"Cependant j'allais à Philae dont n'émergeaient des eaux lourdes et limoneuses que les sommets du temple d'Isis et du Kiosque de Trajan. Les rameurs chantaient. Le cirque merveilleux qui ferme le paysage, inscrivait sur le ciel sa longue ligne brûlée, déchiquetée et d'énormes blocs de granit, aux formes convulsives, avaient, à la surface de l'immense réservoir, l'air de monstres pétrifiés. Les natures sensibles me comprendront. (...) depuis que l'aviation est entrée dans les mœurs, le sentiment qui a tellement bouleversé Loti, surplombant l'île, nous trouble moins. Pour tout dire, je n'éprouvais aucune sorte d'impression. Les rameurs m'agaçaient avec leurs complaintes et le plateau supérieur du temple me semblait une variété de fortin dont la présence ne se justifiait pas. En outre, je me disais que si un cataclysme quelconque avait précipité ces monuments au fond du gouffre, on aurait des motifs plus plausibles d'en déplorer la perte. Or tel n'est point le cas. Ce sont de simples raisons d'ordre utilitaire qui ont permis que Philae fût tour à tour visible ou invisible et ces raisons peuvent se défendre. J'irai plus loin dans mes affirmations. Lorsqu'on revient du temple et qu'on découvre la crête du barrage, elle apparaît à l'échelle du paysage où, qu'on le veuille ou non, tout doit pour vous frapper dépendre de certaines proportions. De loin cette maçonnerie offre l'aspect d'une enceinte fortifiée dont la massive et formidable ampleur n'est nullement déplacée. Au contraire, c'était cette barque, ces rameurs mélomanes que je trouvais grotesques, ainsi que tout ce pittoresque de convention qui n'avait d'autre effet que de me faire cuire au soleil, en dépit des toiles que l'homme de barre dépliait, selon l'exposition, tantôt à gauche, tantôt à droite. La chanson des mariners avait quelque chose de bas, d'intéressé. Et, en effet, dès que nous fûmes sur le point d'aborder, elle s'acheva par une clameur de l'équipage qui, d'une seule voix, glapit "Hip ! Hip ! Hurrah !"

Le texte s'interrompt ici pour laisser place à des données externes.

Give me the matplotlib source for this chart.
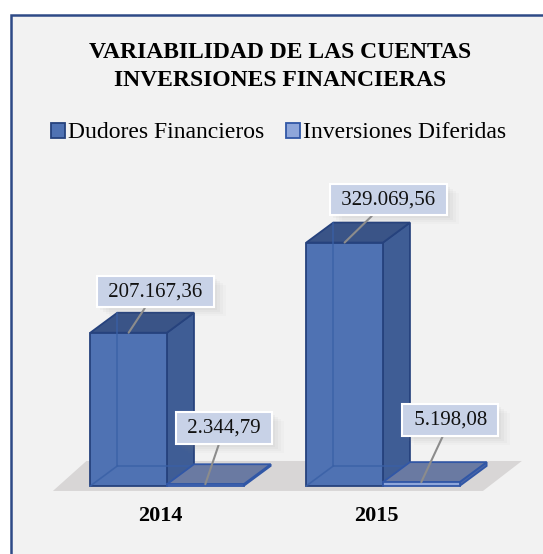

La vue du Nil, par la fenêtre de ma chambre, avait heureusement de quoi m'émouvoir davantage. Elle se déployait jusqu'au tournant du fleuve, entre des rocs. De très beaux palmiers, des banians accentuaient harmonieusement les berges. Ce fut surtout à l'aube, quand le sable devint rose puis d'une chaude couleur safran, tandis que les arbres se détachaient en silhouettes de plomb que le coup d'oeil me ravit. (...) depuis un moment, je guettais les premières pâleurs du jour. Le ciel était d'un bleu d'encre puis il passa au gris léger de certaines toiles de Derain pour s'éclairer d'une lueur livide où, peu à peu, un autre bleu, plus tendre, plus nuancé, se dilua. Cela ne dura guère que huit ou dix minutes, mais elles suffirent à récompenser mon attente.
Parmi les arbres, des moineaux pépiaient. Une barque traversa l'eau paresseusement comme une femme le matin s'étire entre ses draps, et la haute voile triangulaire frémissait, se tendait pour retomber soudain le long du mât avec une grâce, un abandon exquis. Sur la rive opposée, un palace que la dureté des temps avait réduit à ne pas ouvrir de la saison, érigeait sa carcasse nue. Il y avait bien, comme je l'ai dit plus haut, de faux arcs de triomphe, des girandoles, des drapeaux, des guirlandes, mais je m'y étais habitué et le spectacle n'en était nullement amoindri car la lumière avait une telle transparence et le Nil une si majestueuse et si rayonnante splendeur qu'on ne voyait qu'elle et que lui dans leur identique, suprême et millénaire sérénité."
extrait de Palace Égypte, 1933, par Francis Carco (1886-1958), né François Carcopino-Tusoli, écrivain français, de l'Académie Goncourt, romancier, poète, journaliste, auteur de chansons.